CALLER: Something else is that it doesn’t matter if you’re upper middle class, middle class, lower middle class, and that’s a totally different issue with how we judge people based on class, but it doesn’t matter where you are, as long as, like, if you’re happy where you are, that’s fine. But if you want to advance yourself, there shouldn’t be anything wrong with that.

RUSH: Exactly right.

CALLER: Sometimes I feel like there is something wrong with that.

RUSH: And you shouldn’t have to hide it if you succeed at advancing yourself.

CALLER: Yeah.

RUSH: Now, it’s perfectly fine to be humble.

CALLER: Yeah.

RUSH: It’s perfectly fine to be well-mannered and polite and all that, but it’s like Buckley said, back in the thirties, the days of FDR, it was said that we had to go collectivist or socialist because there are too many poor people. Now we have to do it because there are too many rich people. The left just can’t decide. They just can’t be happy. And at the root of it anyway is control over people. They just offer whatever excuse they think will sell at a given time to try sell socialism.
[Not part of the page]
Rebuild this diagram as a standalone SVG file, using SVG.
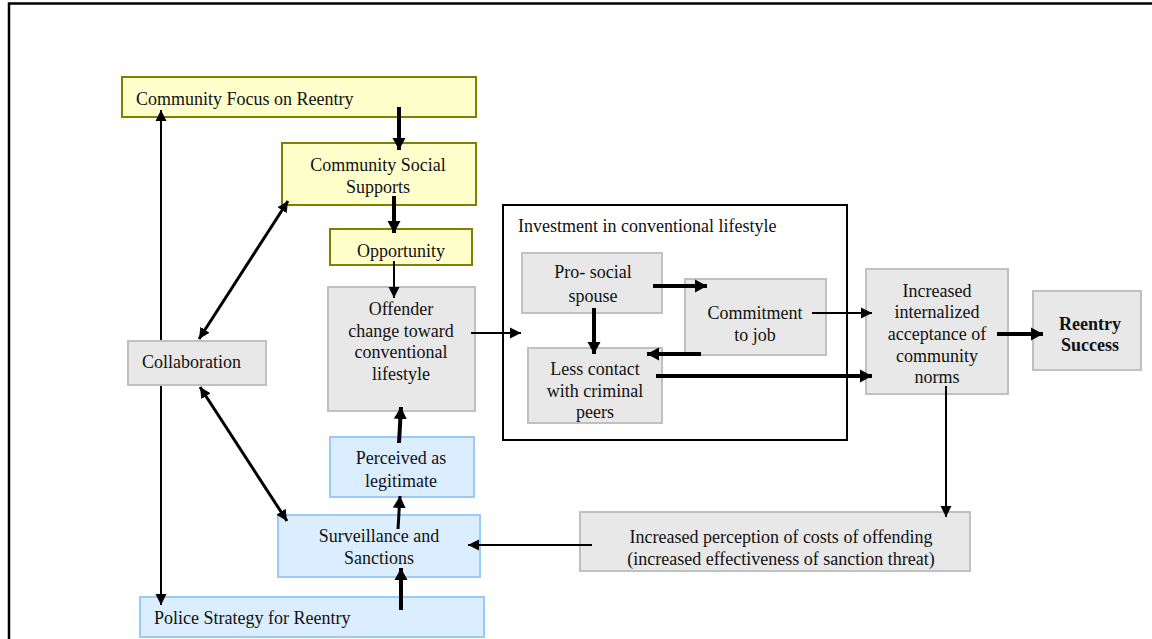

Somebody like you comes along and you end up being the problem. You are pointed to as a problem. You’re pointed to as a rare example of what’s wrong with the country, and it’s just the exact opposite. You’ve had influences that have inspired you. You can do the same thing for other people. That’s the value in success. That’s the value in achieving things. It has the ability to inspire others to want to emulate it, and you can further that along.
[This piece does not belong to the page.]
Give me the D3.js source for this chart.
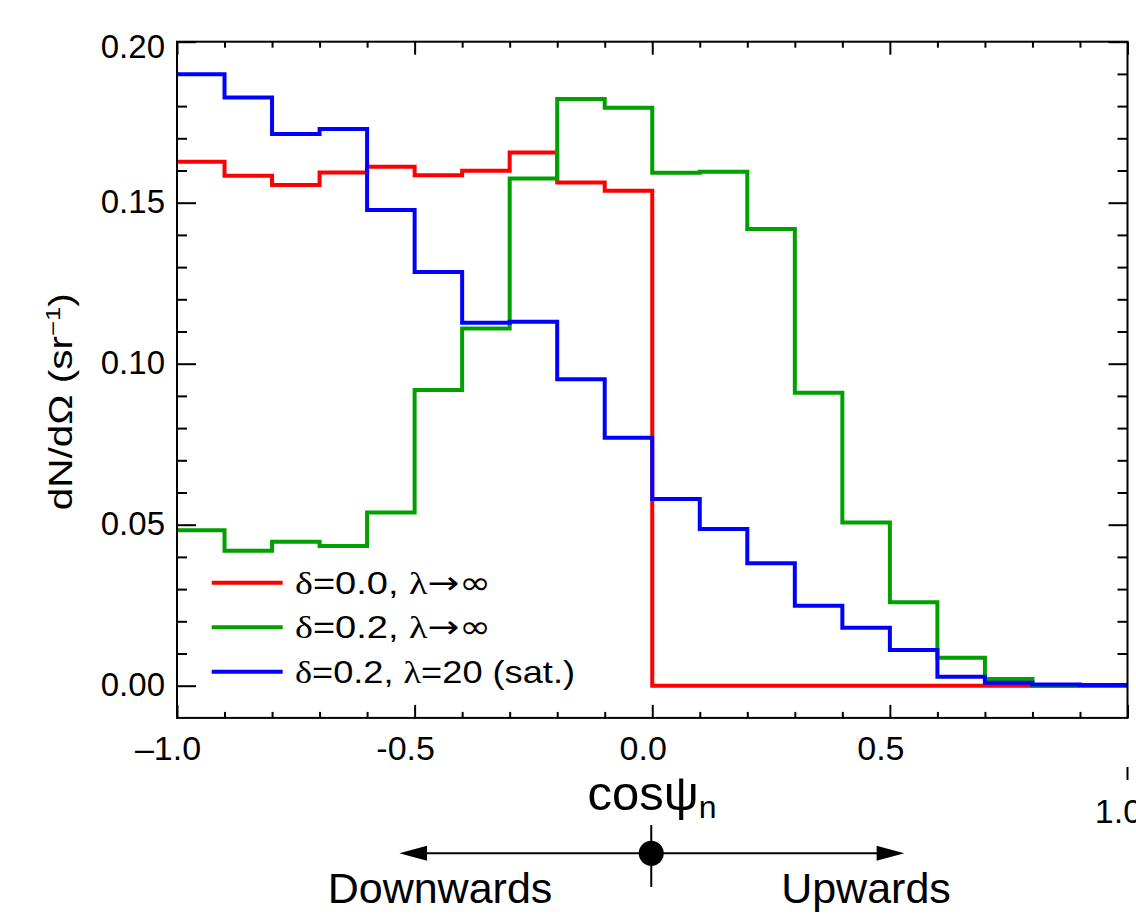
<!DOCTYPE html>
<html>
<head>
<meta charset="utf-8">
<script src="https://cdn.jsdelivr.net/npm/d3@7"></script>
<style>
  body { margin: 0; background: #fff; }
  text { font-family: "Liberation Sans", Arial, sans-serif; fill: #000; }
  .sym { font-family: "Liberation Serif", "DejaVu Serif", serif; }
  .arr { font-family: "DejaVu Sans", sans-serif; }
</style>
</head>
<body>
<svg id="chart" width="1136" height="920"></svg>
<script>
// bin edges of cos(psi_n), 20 bins of 0.1
var binEdges = [-1.0, -0.9, -0.8, -0.7, -0.6, -0.5, -0.4, -0.3, -0.2, -0.1, 0.0,
                0.1, 0.2, 0.3, 0.4, 0.5, 0.6, 0.7, 0.8, 0.9, 1.0];

var redVals   = [0.1627, 0.1584, 0.1555, 0.1594, 0.1612, 0.1585, 0.1599, 0.1656, 0.1563, 0.1537,
                 0, 0, 0, 0, 0, 0, 0, 0, 0, 0];
var greenVals = [0.0483, 0.0419, 0.0447, 0.0434, 0.0538, 0.0918, 0.1109, 0.1575, 0.1822, 0.1795,
                 0.1593, 0.1596, 0.1418, 0.0910, 0.0507, 0.0259, 0.0087, 0.0021, 0, 0];
var blueVals  = [0.1899, 0.1827, 0.1713, 0.1729, 0.1477, 0.1285, 0.1127, 0.1130, 0.0952, 0.0770,
                 0.0580, 0.0487, 0.0380, 0.0248, 0.0180, 0.0111, 0.0028, 0.0009, 0.0004, 0.0002];

var seriesNames  = ["δ=0.0, λ→∞", "δ=0.2, λ→∞", "δ=0.2, λ=20 (sat.)"];
var seriesColors = ["#ff0000", "#00a000", "#0000ff"];

var yMajor = [0.00, 0.05, 0.10, 0.15, 0.20];
var yMinor = [0.01, 0.02, 0.03, 0.04, 0.06, 0.07, 0.08, 0.09, 0.11, 0.12, 0.13, 0.14,
              0.16, 0.17, 0.18, 0.19];
var xMajor = [-1.0, -0.5, 0.0, 0.5, 1.0];
var xMinor = [-0.9, -0.8, -0.7, -0.6, -0.4, -0.3, -0.2, -0.1, 0.1, 0.2, 0.3, 0.4,
              0.6, 0.7, 0.8, 0.9];
var xLabels = ["–1.0", "-0.5", "0.0", "0.5", "1.0"];

var plotL = 177, plotR = 1127.5, plotT = 41.7, zeroY = 685.7;

var svg = d3.select("#chart");
svg.append("rect").attr("width", 1136).attr("height", 920).attr("fill", "#fff");

var x = d3.scaleLinear().domain([-1, 1]).range([plotL, plotR]);
var y = d3.scaleLinear().domain([0, 0.20]).range([zeroY, plotT]);
var plotB = y(-0.01);

// ticks, all pointing inward
function tickAxis(axis, size, vals, transform) {
  var g = svg.append("g")
    .attr("transform", transform)
    .call(axis.tickValues(vals).tickSize(size).tickFormat(""));
  g.select(".domain").remove();
  g.selectAll(".tick line").attr("stroke", "#000").attr("stroke-width", 2);
}
tickAxis(d3.axisLeft(y), -19, yMajor, "translate(" + plotL + ",0)");
tickAxis(d3.axisLeft(y), -10, yMinor, "translate(" + plotL + ",0)");
tickAxis(d3.axisRight(y), -19, yMajor, "translate(" + plotR + ",0)");
tickAxis(d3.axisRight(y), -10, yMinor, "translate(" + plotR + ",0)");
tickAxis(d3.axisBottom(x), -13, xMajor, "translate(0," + plotB + ")");
tickAxis(d3.axisBottom(x), -6, xMinor, "translate(0," + plotB + ")");
tickAxis(d3.axisTop(x), -13, xMajor, "translate(0," + plotT + ")");
tickAxis(d3.axisTop(x), -6, xMinor, "translate(0," + plotT + ")");

// histograms
var line = d3.line()
  .x(function(d) { return x(d[0]); })
  .y(function(d) { return y(d[1]); })
  .curve(d3.curveStepAfter);

[redVals, greenVals, blueVals].forEach(function(vals, k) {
  var pts = vals.map(function(v, i) { return [binEdges[i], v]; });
  pts.push([binEdges[binEdges.length - 1], vals[vals.length - 1]]);
  svg.append("path")
    .attr("d", line(pts))
    .attr("fill", "none")
    .attr("stroke", seriesColors[k])
    .attr("stroke-width", 4)
    .attr("stroke-linejoin", "miter")
    .attr("stroke-linecap", "butt");
});

// frame
svg.append("rect")
  .attr("x", plotL).attr("y", plotT)
  .attr("width", plotR - plotL).attr("height", plotB - plotT)
  .attr("fill", "none").attr("stroke", "#000").attr("stroke-width", 2);

// y tick labels
svg.selectAll(".ylab").data(yMajor).enter().append("text")
  .attr("x", 165)
  .attr("y", function(d) { return Math.max(y(d) - 2, 46) + 12; })
  .attr("text-anchor", "end")
  .attr("font-size", 33)
  .text(function(d) { return d3.format(".2f")(d); });

// x tick labels (the 1.0 label sits lower, with its own little tick)
svg.selectAll(".xlab").data(xMajor.slice(0, 4)).enter().append("text")
  .attr("x", function(d) { return x(d) - 9; })
  .attr("y", 760)
  .attr("text-anchor", "middle")
  .attr("font-size", 34)
  .text(function(d, i) { return xLabels[i]; });
svg.append("line")
  .attr("x1", x(1)).attr("x2", x(1)).attr("y1", 767).attr("y2", 780)
  .attr("stroke", "#000").attr("stroke-width", 2);
svg.append("text")
  .attr("x", x(1) - 9).attr("y", 823)
  .attr("text-anchor", "middle").attr("font-size", 34)
  .text(xLabels[4]);

// axis titles
var yt = svg.append("text")
  .attr("transform", "translate(72,401.7) rotate(-90)")
  .attr("text-anchor", "middle")
  .attr("font-size", 33)
  .attr("textLength", 217)
  .attr("lengthAdjust", "spacingAndGlyphs");
yt.append("tspan").text("dN/dΩ (sr");
yt.append("tspan").attr("font-size", 21).attr("dy", -12).text("−1");
yt.append("tspan").attr("dy", 12).text(")");

var xt = svg.append("text")
  .attr("x", 652).attr("y", 810)
  .attr("text-anchor", "middle")
  .attr("font-size", 49);
xt.append("tspan").text("cosψ");
xt.append("tspan").attr("font-size", 32).attr("dy", 8).text("n");

// direction arrows under the axis
var ay = 853.3;
svg.append("line").attr("x1", 426).attr("x2", 877).attr("y1", ay).attr("y2", ay)
  .attr("stroke", "#000").attr("stroke-width", 2);
svg.append("path").attr("d", d3.line()([[399.3, ay], [427, ay - 7.5], [427, ay + 7.5]]) + "Z")
  .attr("fill", "#000");
svg.append("path").attr("d", d3.line()([[904.3, ay], [876.6, ay - 7.5], [876.6, ay + 7.5]]) + "Z")
  .attr("fill", "#000");
svg.append("line").attr("x1", x(0) - 1).attr("x2", x(0) - 1).attr("y1", 825).attr("y2", 887)
  .attr("stroke", "#000").attr("stroke-width", 2);
svg.append("circle").attr("cx", x(0) - 1).attr("cy", ay).attr("r", 12.5).attr("fill", "#000");
svg.append("text").attr("x", 440).attr("y", 903).attr("text-anchor", "middle")
  .attr("font-size", 43).text("Downwards");
svg.append("text").attr("x", 866).attr("y", 903).attr("text-anchor", "middle")
  .attr("font-size", 43).text("Upwards");

// legend
var legendY = [582.7, 627.3, 671.7];
var legendLen = [196, 196, 280];
seriesNames.forEach(function(name, k) {
  svg.append("line")
    .attr("x1", 211.7).attr("x2", 282.7)
    .attr("y1", legendY[k]).attr("y2", legendY[k])
    .attr("stroke", seriesColors[k]).attr("stroke-width", 4);
  var t = svg.append("text")
    .attr("x", 295).attr("y", legendY[k] + 11)
    .attr("font-size", 32)
    .attr("textLength", legendLen[k])
    .attr("lengthAdjust", "spacingAndGlyphs");
  // greek letters in a serif face, arrows/infinity in a wider face
  name.split(/([δλ→∞])/).forEach(function(part) {
    if (!part) return;
    var sp = t.append("tspan").text(part);
    if (/[δλ]/.test(part)) sp.attr("class", "sym");
    if (/[→∞]/.test(part)) sp.attr("class", "arr");
  });
});
</script>
</body>
</html>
Fight the guilt. There should be no guilt whatsoever if everything you’ve come by is genuine. Now, if you’ve cheated people out of it, if you’ve stolen from people, that’s a whole different game, but you haven’t done that, doesn’t sound like your father has. So there’s no reason to feel guilty. Actively fight it. It’s a prison that you are gonna put yourself in. And you’re gonna fall prey to the class warfare that the Democrats use. That it isn’t fair for people like you and we have to take from you ’cause you’re not paying your fair share. You’ve got more than you should have. You’ve got more than you need. You don’t need as much as you have. We’re gonna come get it.

The danger is that there are lots of other Americans who will agree with that and who don’t even know you that will end up resenting you or disliking you or what have you. It’s a tactic that the left has used, the Democrat Party has popularized it. And you’re impressionable, you know, you’re 18, and so forth. You still have lots of failure ahead of you, too. Not everything’s gonna work out. You have a lot of opportunities. You’re gonna botch some. It’s called life.

You’re gonna see both sides of this, and you’ll have a greater appreciation for success as those things happen. Everything is a learning experience. You’ll see what I’m talking about.